The remaining three episodes –- “#2 Gator Hater” (about that urban legend of alligators in the sewer), “#3 Misdelivered Mummy” (about an accidentally obtained diary and the secrets within), and “#5 Termites from Formosa!” (revolving around a busy bug man, and the discovery of something icky in the attic) –- all follow the pattern set up previously, as well as setting the stage for future installments (currently, only these five are available at places like ITunes and Rhapsody). While 20 total tales were promised, it appears the group has abandoned that idea to focus on a new viral video series for YouTube entitled Timmy. The premise is similar to the one here in that our precocious little child (a character from Bad Day on the Midway) describes unusual events in his life, David Lynch like, while old stock footage from educational films and newsreels is used to illustrate the story.
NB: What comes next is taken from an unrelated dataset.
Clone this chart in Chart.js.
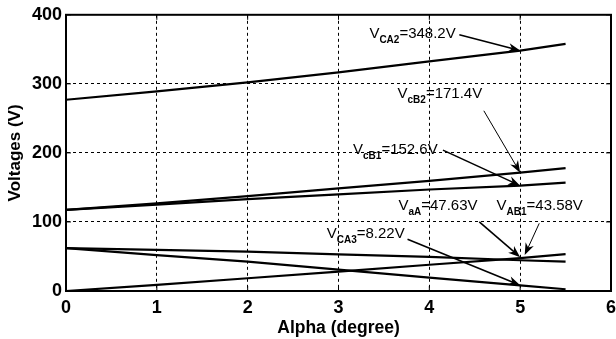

With titles like “Timmy and the Unclean”, and “Timmy and the Scary Mice”, you can sense the band having fun with such surrealism.

Like any half completed project, River of Crime is so intriguing, so mesmerizing in what it has presented so far that it would be a shame to see it totally dropped. Unlike their obtuse Mole Trilogy, which sat around for so long that the group ended up opting for a weird four album answer to the inevitable fan clamor, something as solid as this radio play revamp deserves to be taken seriously. As musicians, The Residents have always experimented with style, form, shape and substance. In the case of this atmospheric entertainment, they’ve made the awful artful.